O recém anunciado déficit na balança comercial brasileira no mês de janeiro, da ordem de US$ 518 milhões, não chegou a surpreender o observador mais atento, e não deve ser exclusivamente atribuído aos efeitos da crise financeira internacional, que acentuou os seus efeitos a partir do mês de setembro de 2008. Esse déficit mensal foi o primeiro em quase oito anos e seguiu o menor superávit anual de seis anos, apurado em dezembro de 2008.

Se é bem verdade que houve uma importante retração dos mercados internacionais e um recrudescimento do protecionismo xenófobo, é também fato que a perda de competitividade endógena da economia brasileira, face ao exterior, acentuou-se com os desajustes macroeconômicos sistêmicos na área tributária, fiscal e cambial.

Equívoco

Com o agravamento do quadro internacional e a conseqüente deterioração da balança comercial e do balanço de pagamentos, o governo brasileiro deixou a nítida impressão de ter subdimensionado os efeitos da crise externa, ao mesmo tempo em que superdimensionava nossas condições de reagir aos primeiros. Mais ainda, quando as conseqüências nefastas começaram a aparecer nas contas federais, tivemos um festival de medidas atabalhoadas e falta de coordenação.

O trôpego recurso às medidas protecionistas do licenciamento não automático, estabelecido na segunda quinzena de janeiro, apenas para um patético recuo, que demonstrou cabalmente tanto incompetência como debilidade institucional, é mais um exemplo veemente do grande estado de estupefação a acometer o nosso governo.

No entanto, a realidade é que poucos países no mundo podem recorrer apenas a medidas corretivas de ordem interna para adquirir maior competitividade internacional, como o Brasil. De fato, os nossos juros são desnecessariamente os maiores do mundo. Uma queda dramática das margens não afetará os critérios de boa política monetária, melhorará as contas públicas e permitirá não apenas investimentos produtivos, como financiamentos às nossas exportações.

Por outro lado, o câmbio do real continua supervalorizado face às principais moedas, o que significa na prática um verdadeiro e cruel tributo que nossa economia privada paga para atender às fobias com relação ao espectro da inflação, que se apresenta irreal num momento de queda brutal da atividade econômica.

Não nos esqueçamos tampouco do insano regime tributário brasileiro, que profundamente prejudica a competitividade internacional dos nossos produtos e, ao contrário, incentiva as importações, num momento em que a produção nacional é decisiva para a superação dos efeitos da crise.

Vale ainda lembrar que, antes de medidas protecionistas inconsistentes com a ordem jurídica multilateral, o governo poderá ainda proteger a economia nacional dos efeitos devastadores da fraude institucionalizada praticada no Brasil de maneira ampla e irrestrita com as práticas do contrabando, da sub-valoração das importações e das violações das regras de origem do Mercosul.

Assim, apenas a aplicação das leis brasileiras terá o condão de muito contribuir a proteger, de maneira consistente com o direito internacional, a economia nacional.

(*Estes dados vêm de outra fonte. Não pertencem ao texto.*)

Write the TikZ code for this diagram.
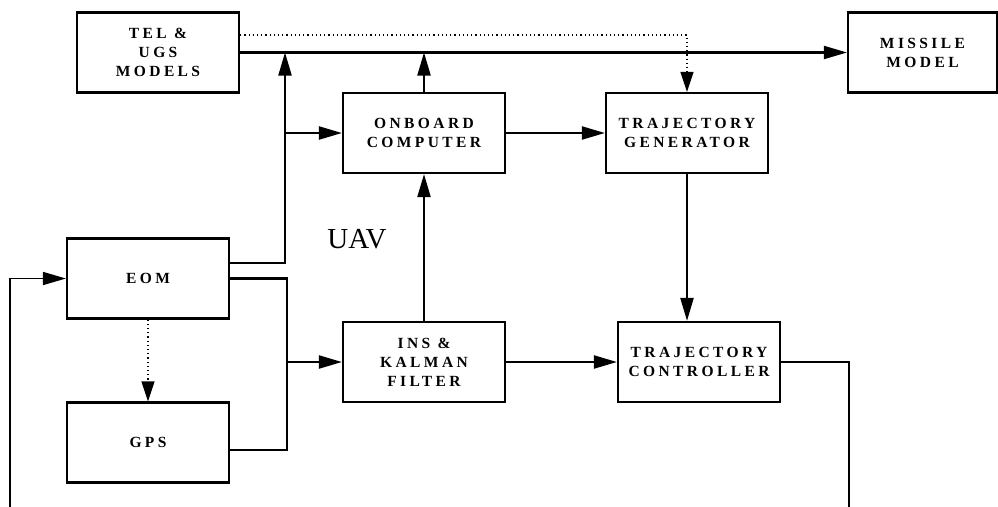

De fato, o contrabando adquiriu em nosso país dimensões escandalosas. Nossas fronteiras estão desguarnecidas e tudo pode aqui entrar em violação à lei, desde produtos contrafeitos, a drogas e armamentos diversos.

Gestões internas

Por outro lado, a sub-valoração das importações, uma fraude fiscal doméstica reconhecida também pelo regime multilateral da OMC, igualmente adquiriu volumes e valores extraordinariamente elevados. Para combatê-la são necessárias gestões internas competentes na administração, bem como medidas diplomáticas junto aos nossos parceiros comerciais, estados de onde se originam tais práticas, para obter a devida cooperação.

Igualmente, o Mercosul hoje se apresenta estruturado de maneira que a viabilidade de seus sócios menores é assegurada pelas ações toleradas de fraude às leis brasileiras.

A política regional brasileira tem sido tradicionalmente acomodatícia com trais práticas tanto ilegais quando lesivas à ordem jurídica nacional. Não cabe aos negociadores brasileiros fazer concessões de tal natureza. Podemos, sim, fornecer ajuda financeira e técnica aos mais diversos setores de nossos parceiros, mas não a licença de roubar o Brasil.

Parece, dessa maneira, bastante claro que a crise internacional, por maior que seja, é muito menor para nós brasileiros, do que nossa incompetência sistêmica em gerir a economia do país e nossas relações comerciais internacionais. Vamos acordar?